André Malraux
[Writer, critic, and politician, b. 1901, Paris, d. 1975, Paris.]

 The greatest mystery is not that we have been flung at random between the profusion of the earth and the galaxy of the stars but that in this prison we can fashion images of ourselves sufficiently powerful to deny our nothingness. 

Lewis Hine
[Photographer, writer, and reformer, b. 1874, Oshkosh, Wisconsin, d. 1940, New York.]

 I have always been more interested in persons than in people. 

André Bazin
[Film critic and theorist, b. 1918, Angers, France, d. 1958, Nogent-sur-Marne, Île-de-France, France.]

 All the arts are based on the presence of man, only photography derives an advantage from his absence. 

Harry Callahan
[Photographer, b. 1912, Detroit, Michigan, d. 1999, Atlanta, Georgia.]

 Everything was Bauhaus this and Bauhaus that. I wanted to break it... I got tired of experimentation. I got sick of the solarization and reticulation and walked-on negatives. What I was interested in was the technique of seeing... I introduced problems like “evidence of man,” and talking to people—making portraits on the street... I thought [the students] should enter into dealings with human beings and leave abstract photography. I felt that social photography would be the next concern. 

Leonard Freed
[Photographer, b. 1929, Brooklyn, New York, d. 2006, Garrison, New York.]
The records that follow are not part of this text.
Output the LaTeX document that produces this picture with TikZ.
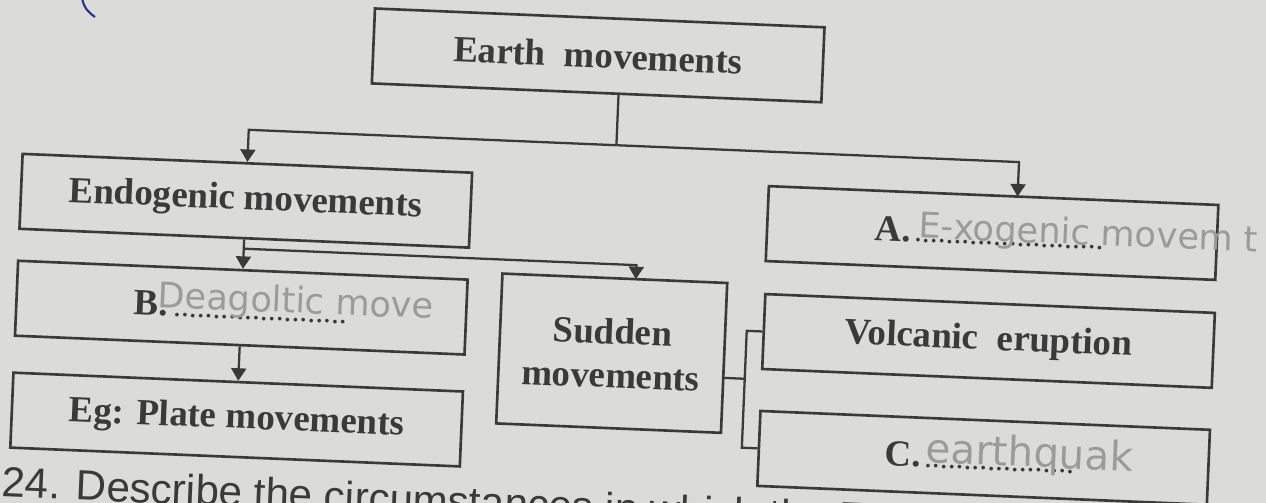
\documentclass[tikz,border=0pt]{standalone}
\usepackage{fontspec}
\setmainfont{Liberation Serif}
\newfontfamily\printsans{Liberation Sans}
\newfontfamily\pencil{DejaVu Sans}
\usetikzlibrary{arrows.meta,positioning}
\definecolor{paper}{RGB}{219,219,217}
\definecolor{ink}{RGB}{58,58,58}
\definecolor{lead}{RGB}{155,155,155}
\definecolor{penblue}{RGB}{40,50,150}
\newcommand{\answerdots}[1]{{\fontsize{13}{13}\selectfont\leaders\hbox to 4.5pt{\hss.\hss}\hskip #1\relax}\null}

\begin{document}
\begin{tikzpicture}[
  x=0.02cm, y=-0.02cm,
  box/.style={rectangle, draw=ink, line width=1.5pt, minimum width=9cm, minimum height=1.5cm, inner sep=0pt, text=ink, font=\fontsize{21}{25}\selectfont\bfseries},
  tallbox/.style={box, minimum width=4.5cm, minimum height=3cm, align=center},
  conn/.style={draw=ink, line width=1.3pt},
  arr/.style={conn, -{Triangle[length=0.25cm, width=0.3cm]}},
  hand/.style={anchor=base west, inner sep=0pt, text=lead, font=\pencil\fontsize{20}{20}\selectfont}
]
  \useasboundingbox (0,0) rectangle (1266,503);
  \fill[paper] (0,0) rectangle (1266,503);
  \clip (0,0) rectangle (1266,503);

  % pen mark
  \draw[penblue, line width=1.2pt] (82,-2) .. controls (84,8) and (88,12) .. (95,17);

  \begin{scope}[rotate around={-2.4:(633,251)}, transform shape]
    % --- boxes ---
    \node[box] (earth) at (590,57) {Earth~~movements};
    \node[box] (endo) at (244,217) {Endogenic movements};
    \node[box] (exo) at (991,218) {A.\answerdots{113pt}};
    \node[box] (slow) at (244,324) {B.\answerdots{103pt}};
    \node[box] (plate) at (244,436) {Eg: Plate movements};
    \node[tallbox] (sudden) at (616,354) {Sudden\\movements};
    \node[box] (volcano) at (992,326) {Volcanic~~eruption};
    \node[box] (quake) at (992,443) {C.\answerdots{92pt}};

    % --- answers in pencil ---
    \node[hand] (handA) at (917,226) {E-xogenic movem t};
    \node[hand] (handB) at (160,327) {Deagoltic move};
    \node[hand, font=\pencil\fontsize{23}{23}\selectfont] (handC) at (934,450) {earthquak};

    % --- top split ---
    \coordinate (etop) at (612,95);
    \coordinate (split) at (612,146);
    \coordinate (eL) at (244,146);
    \coordinate (eR) at (1015,146);
    \coordinate (atop) at (1015,180.5);
    \draw[conn] (etop) -- (split);
    \draw[arr] (split) -- (eL) -- (endo.north);
    \draw[arr] (split) -- (eR) -- (atop);

    % --- endogenic branches ---
    \coordinate (fork) at (244,265);
    \coordinate (fR) at (637,265);
    \coordinate (stop) at (637,279);
    \draw[arr] (endo.south) -- (slow.north);
    \draw[arr] (fork) -- (fR) -- (stop);
    \draw[arr] (slow.south) -- (plate.north);

    % --- bracket to examples ---
    \coordinate (sR) at (728,374);
    \coordinate (bMid) at (750,374);
    \coordinate (bTop) at (750,326);
    \coordinate (bBot) at (750,443);
    \draw[conn] (sR) -- (bMid);
    \draw[conn] (volcano.west) -- (bTop) -- (bBot) -- (quake.west);

    % next question (cut by the page edge)
    \node[anchor=base west, inner sep=0pt, text=ink, font=\printsans\fontsize{24}{24}\selectfont] (question) at (12,523) {24. Describe the circumstances in which the Earth};
  \end{scope}
\end{tikzpicture}
\end{document}
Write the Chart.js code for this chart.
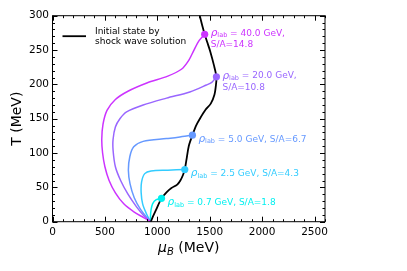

 Men die, heroically or fruitlessly, but man carries on. In Israel it is the same: the farmer must till the fields, the young must make love, and the photographer must, I suppose, be ready to photograph it all. 

Annette Messager
[Artist, b. 1943, Berck-sur-Mer, France, lives in Paris.]

 A lot of people think my work is about sex, or people say I am just looking at just one part of the body, because the genitalia are included. That is silly because there are eyes, there are noses, and ears, too. The sexual parts of the body that I photograph are just one thing. But, we have sex, too! 

Marshall McLuhan
[Writer and theorist, b. 1911, Edmonton, Alberta, Canada, d. 1980, Toronto, Canada.]

 Nobody can commit photography alone. 

Diane Arbus
[Photographer, b. 1923, New York, d. 1971, New York.]

 Everybody has that thing where they need to look one way but they come out looking another way and that’s what people observe. You see someone on the street and essentially what you notice about them is the flaw.